DDEV offers hosting provider integration and sample integrations for Pantheon.io, Platform.sh and Acquia hosting, along with other examples.

The best part of this is you can change them and adapt them in any way you need to, they're all short scripted recipes. There are several example recipes created in the .ddev/providers directory of every project or see them in the code.

ddev provides the pull command with whatever recipes you have configured. For example, ddev pull acquia if you have created .ddev/providers/acquia.yaml.

ddev also provides the push command to push database and files to upstream. This is very dangerous to your upstream site and should only be used when completely appropriate. It's recommended not even to implement the push stanzas in your yaml file, but if it fits your workflow, use it well.

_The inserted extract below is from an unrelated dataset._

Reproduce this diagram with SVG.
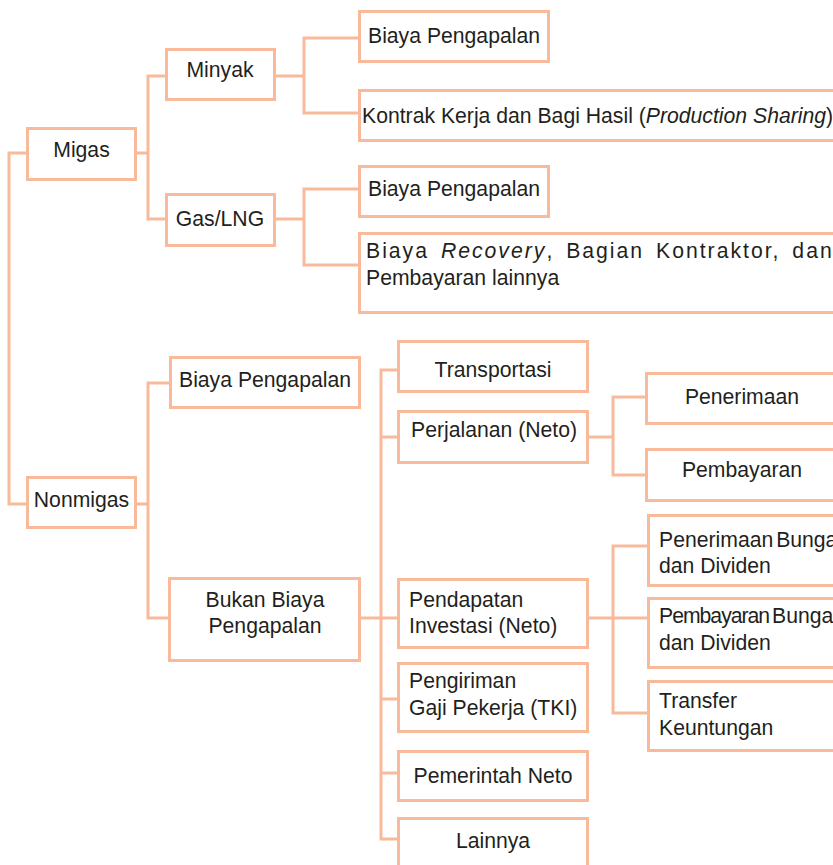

Each provider recipe is a yaml file that can be named any way you want to name it. The examples are mostly named after the hosting providers, but they could be named "upstream.yaml" or "live.yaml", so you could ddev pull upstream or ddev pull live. If you wanted different upstream environments to pull from, you could name one "prod" and one "dev" and ddev pull prod and ddev pull dev.

Example recipes are provided for Acquia, Local files (like Dropbox, for example), Pantheon.io, Platform.sh, and rsync. We know that you'll find improvements to these examples and will have lots to contribute for other hosting providers, and we look forward to your contributions as pull requests here or in ddev-contrib.

Each provider recipe is a file named <provider>.yaml and consists of several mostly-optional stanzas:

  • environment_variables: Environment variables will be created in the web container for each of these during pull or push operations. They're used to provide context (project id, environment name, etc.) for each of the other stanzas.
  • db_pull_command: A script that determines how ddev should obtain a database. It's job is to create a gzipped database dump in /var/www/html/.ddev/.downloads/db.sql.gz. This is optional; if nothing has to be done to obtain the database dump, this step can be omitted.
  • db_import_command: (optional) A script that imports the downloaded database. This is for advanced usages like multiple databases. The default behavior only imports a single database into the db database. The localfile example uses this technique.
  • files_pull_command: A script that determines how ddev can get user-generated files from upstream. Its job is to copy the files from upstream to /var/www/html/.ddev/.downloads/files. If nothing has to be done to obtain the files, this step can simply run true.
  • files_import_command: (optional) A script that imports the downloaded files. There are a number of situations where it's just messy to push a directory of files around, and one can just put it directly where it's needed. The localfile example uses this technique.
  • db_push_command: A script that determines how ddev should push a database. It's job is to take a gzipped database dump from /var/www/html/.ddev/.downloads/db.sql.gz and load it on the hosting provider.
  • files_push_command: A script that determines how ddev push user-generated files to upstream. Its job is to copy the files from the project's user-files directory ($DDEV_FILES_DIR) to the correct place on the upstream provider.

The environment variables provided to custom commands are also available for use in these recipes.

Example Integrations and Hints

  • All of the supplied integrations are really just examples of what you can do.
  • You can name a provider anything you want. For example, an Acquia integration doesn't have to be named "acquia", it can be named "upstream", for example. This is a great technique for downloading a particular multisite

Provider Debugging

You can uncomment the set -x in each stanza to see more of what's going on. It really helps. Watch it as you do a ddev pull <whatever>.

Although the various commands could be executed on the host or in other containers if configured that way, most commands are executed in the web container. So the best thing to do is to ddev ssh and manually execute each command you want to use. When you have it right, use it in the yaml file.